#Loading LLama 70b on vllm template serverless cant answer a simple question like "what is your name"

44 messages · Page 1 of 1 (latest)

novel sequoia
#

I am loading with 1 worker and 2 GPU's 80g

But the model just cant performance at all, it gives gibrish answers for simple prompts like "what is your name"

frigid thorn
#

I tried it and it works, just long load times

#

What config do you use? Just the default?

novel sequoia
#

I am just setting bfloat16 the rest i leave blank/default.

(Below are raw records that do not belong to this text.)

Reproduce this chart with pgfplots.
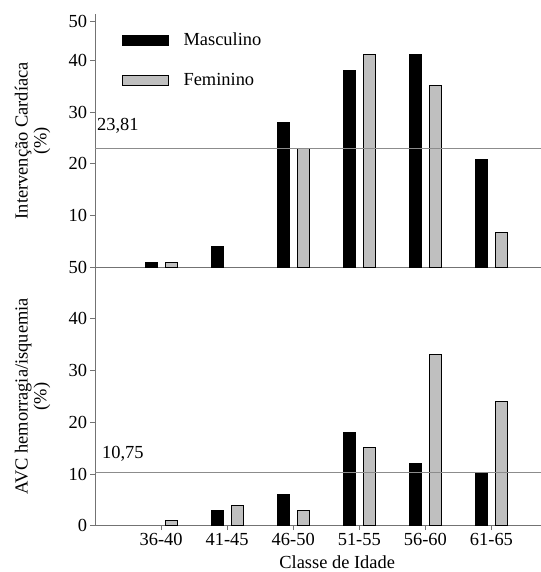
\documentclass[border=0pt]{standalone}
\usepackage{fontspec}
\setmainfont{Liberation Serif}
\usepackage{pgfplots}
\pgfplotsset{compat=1.18}

\definecolor{axgray}{gray}{0.45}
\definecolor{meangray}{gray}{0.55}
\definecolor{fembar}{gray}{0.75}

\newcommand{\lblfont}{\fontsize{18.5}{16}\selectfont}

\pgfplotsset{
  panel/.style={
    scale only axis,
    width=446bp,
    xmin=-1, xmax=5.75,
    ymin=0,
    axis x line=bottom,
    axis y line=left,
    axis line style={draw=axgray, line width=0.8bp, -},
    tick style={draw=axgray, line width=0.8bp},
    major tick length=4.5bp,
    tick align=outside,
    ybar, bar width=12bp,
    clip=false,
    tick label style={font=\lblfont},
    ylabel style={font=\fontsize{18.5}{19}\selectfont, align=center,
      at={(axis description cs:-0.14,0.5)}, anchor=center, rotate=0},
  },
  masc/.style={fill=black, draw=black, line width=0.6bp, bar shift=-10bp,
    legend image code/.code={\draw[##1] (0bp,-5bp) rectangle (46bp,5bp);}},
  femi/.style={fill=fembar, draw=black, line width=0.6bp, bar shift=10bp,
    legend image code/.code={\draw[##1] (0bp,-5bp) rectangle (46bp,5bp);}},
}

\begin{document}
\begin{tikzpicture}

% upper panel: cardiac intervention
\begin{axis}[panel,
  at={(0,258.5bp)}, anchor=south west,
  height=253bp, ymax=48.94,
  xtick=\empty,
  ytick={10,20,30,40,47.5},
  yticklabels={10,20,30,40,50},
  ylabel={Intervenção Cardíaca\\(\%)},
  legend cell align=left,
  legend style={draw=none, fill=none, font=\lblfont,
    at={(axis description cs:0.06,0.935)}, anchor=north west,
    row sep=22bp, inner sep=0pt,
    /tikz/every odd column/.append style={column sep=13bp}},
]
\addplot[masc] coordinates {(0,1) (1,4) (2,28) (3,38) (4,41.1) (5,20.9)};
\addplot[femi] coordinates {(0,1) (2,23) (3,41.1) (4,35.1) (5,6.8)};
\legend{Masculino, Feminino}
\addplot[sharp plot, draw=meangray, line width=0.8bp, forget plot]
  coordinates {(-1,23) (5.75,23)};
\node[anchor=base west, inner sep=0pt, font=\lblfont]
  at (axis cs:-1,23) [xshift=2bp, yshift=18bp] {23,81};
\end{axis}

% lower panel: stroke
\begin{axis}[panel,
  at={(0,0)}, anchor=south west,
  height=258.5bp, ymax=50,
  xtick={0,1,2,3,4,5},
  xticklabels={36-40,41-45,46-50,51-55,56-60,61-65},
  ytick={0,10,20,30,40,50},
  yticklabels={0,10,20,30,40,50},
  ylabel={AVC hemorragia/isquemia\\(\%)},
  xlabel={Classe de Idade},
  xlabel style={font=\lblfont, at={(axis description cs:0.543,0)},
    anchor=north, yshift=-26bp},
]
\addplot[masc] coordinates {(1,3) (2,6.1) (3,18) (4,12.1) (5,10.1)};
\addplot[femi] coordinates {(0,1) (1,4) (2,3) (3,15.1) (4,33.1) (5,24.1)};
\addplot[sharp plot, draw=meangray, line width=0.8bp, forget plot]
  coordinates {(-1,10.33) (5.75,10.33)};
\node[anchor=base west, inner sep=0pt, font=\lblfont]
  at (axis cs:-1,10.33) [xshift=7bp, yshift=14bp] {10,75};
\end{axis}

\pgfresetboundingbox
\path[use as bounding box] (-95bp,-46.3bp) rectangle (446bp,525.7bp);
\end{tikzpicture}
\end{document}
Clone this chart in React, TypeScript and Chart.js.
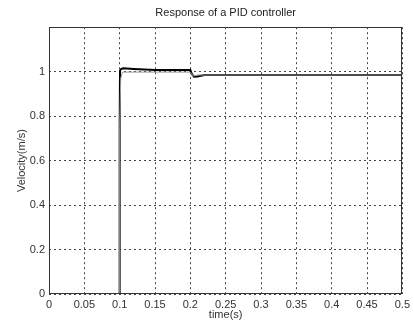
import React, { useEffect, useRef } from "react";
import { Chart, registerables } from "chart.js";

Chart.register(...registerables);

const TITLE = "Response of a PID controller";
const X_LABEL = "time(s)";
const Y_LABEL = "Velocity(m/s)";

const blackX = [0.031, 0.1, 0.1, 0.1005, 0.102, 0.105, 0.12, 0.15, 0.18, 0.2, 0.202, 0.205, 0.21, 0.215, 0.22, 0.3, 0.4, 0.5];
const blackY = [0, 0, 0.75, 1.005, 1.012, 1.015, 1.012, 1.008, 1.008, 1.007, 0.99, 0.977, 0.978, 0.982, 0.985, 0.985, 0.985, 0.985];

const grayX = [0.1, 0.1, 0.1015, 0.104, 0.2, 0.204, 0.21, 0.5];
const grayY = [0, 0.75, 0.97, 0.998, 0.998, 0.98, 0.985, 0.985];

const X_MIN = 0;
const X_MAX = 0.5;
const X_STEP = 0.05;
const Y_MIN = 0;
const Y_MAX = 1.2;
const Y_STEP = 0.2;

const fmt = (v: number) => String(Number(v.toFixed(3)));

const boxPlugin = {
  id: "box",
  afterDraw(chart: any) {
    const { ctx, chartArea } = chart;
    ctx.save();
    ctx.strokeStyle = "#333";
    ctx.lineWidth = 1;
    ctx.setLineDash([]);
    ctx.strokeRect(
      Math.round(chartArea.left) + 0.5,
      Math.round(chartArea.top) + 0.5,
      Math.round(chartArea.right - chartArea.left) - 1,
      Math.round(chartArea.bottom - chartArea.top) - 1
    );
    ctx.restore();
  },
};

export default function App() {
  const ref = useRef<HTMLCanvasElement | null>(null);

  useEffect(() => {
    document.body.style.margin = "0";
    const font = { family: "'Liberation Sans', Arial, sans-serif", size: 11 };
    const chart = new Chart(ref.current as HTMLCanvasElement, {
      type: "scatter",
      data: {
        datasets: [
          {
            data: grayX.map((x, i) => ({ x, y: grayY[i] })),
            showLine: true,
            borderColor: "#9a9a9a",
            borderWidth: 1,
            pointRadius: 0,
            fill: false,
          },
          {
            data: blackX.map((x, i) => ({ x, y: blackY[i] })),
            showLine: true,
            borderColor: "#000",
            borderWidth: 2,
            pointRadius: 0,
            fill: false,
          },
        ],
      },
      options: {
        responsive: false,
        animation: false,
        layout: { padding: { left: 0, right: 11, top: 0, bottom: 0 } },
        plugins: {
          legend: { display: false },
          tooltip: { enabled: false },
          title: {
            display: true,
            fullSize: false,
            text: TITLE,
            color: "#222",
            font: { ...font, weight: "normal" },
            padding: { top: 6, bottom: 8 },
          },
        },
        scales: {
          x: {
            type: "linear",
            min: X_MIN,
            max: X_MAX,
            ticks: {
              stepSize: X_STEP,
              color: "#333",
              font,
              padding: 4,
              maxRotation: 0,
              autoSkip: false,
              callback: (v: any) => fmt(Number(v)),
            },
            grid: { color: "#444", lineWidth: 1, drawTicks: false },
            border: { display: false, dash: [2, 3] },
            title: {
              display: true,
              text: X_LABEL,
              color: "#333",
              font,
              padding: { top: 0, bottom: 4 },
            },
            afterFit: (s: any) => {
              s.height = 32;
            },
          },
          y: {
            type: "linear",
            min: Y_MIN,
            max: Y_MAX,
            ticks: {
              stepSize: Y_STEP,
              color: "#333",
              font,
              padding: 4,
              autoSkip: false,
              callback: (v: any) => (Number(v) > 1.1 ? "" : fmt(Number(v))),
            },
            grid: { color: "#444", lineWidth: 1, drawTicks: false },
            border: { display: false, dash: [2, 3] },
            title: {
              display: true,
              text: Y_LABEL,
              color: "#333",
              font,
              padding: { top: 15, bottom: 0 },
            },
            afterFit: (s: any) => {
              s.width = 49;
            },
          },
        },
      },
      plugins: [boxPlugin],
    });
    return () => chart.destroy();
  }, []);

  return (
    <div style={{ width: 414, height: 326 }}>
      <canvas ref={ref} width={414} height={326} />
    </div>
  );
}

When i load with web-ui, getting completely different responses.

frigid thorn
#

Oh you tried with pods too?

frigid thorn
#

And used a network volume

frigid thorn
white flare
#

Is it llama instruct? i think i was told there was a difference between llama 70b and instruct

#

Instruct is more like an actual chat, respond and answer

#

while the llama 70b is like some weird completion thing. i had also gotten gibberish answers in the past

#

making me move to just using openllm

frigid thorn
#

Instruct is the completion thing?

white flare
#

Lol 👁️

frigid thorn
#

I thought it was only instruct

white flare
#

Haha maybe im wrong and to use chat model

frigid thorn
#

I didn't see the llama chat version hmm

#

Can you send the link here

#

I wanna see haha

white flare
#

Oof I dont remember. let me see if i can find my old post on this where i also asked about gibberish coming out of vllm

frigid thorn
white flare
# frigid thorn What's the open llm ?

It’s just another framework to run llm models easily - i prefer to runpod’s vllm solution which i just dont prefer. some reason couldn’t ever get the vllm to work nicely / easily as openllm i felt

https://github.com/justinwlin/Runpod-OpenLLM-Pod-and-Serverless

https://github.com/bentoml/OpenLLM

GitHub

A repo for OpenLLM to run pod. Contribute to justinwlin/Runpod-OpenLLM-Pod-and-Serverless development by creating an account on GitHub.

GitHub

Run any open-source LLMs, such as Llama 2, Mistral, as OpenAI compatible API endpoint in the cloud. - bentoml/OpenLLM

#

and also i could get openllm to work vs ollama which requires a whole background server etc

#

and couldn’t ever get ollama to preload models properly

frigid thorn
#

Hmm alright I should try that out haha

white flare
white flare
#

Which basically is unusable

frigid thorn
#

Unusable? Try it out 😂

white flare
#

Thxfully depot gave me free caches 🙏

frigid thorn
white flare
white flare
#

Oh yea depot usually cost money

frigid thorn
#

The plan you pay for the depot

white flare
#

But they gave me a sponsored account

#

So i use it for free lol

frigid thorn
#

I c that's cool 👍

#

So, what's the "gibrish" response like? @novel sequoia

novel sequoia
#

Im using the instruct version. Just feels like its x10 quantized like the model is very stupid.

frigid thorn
#

Yeah its not normal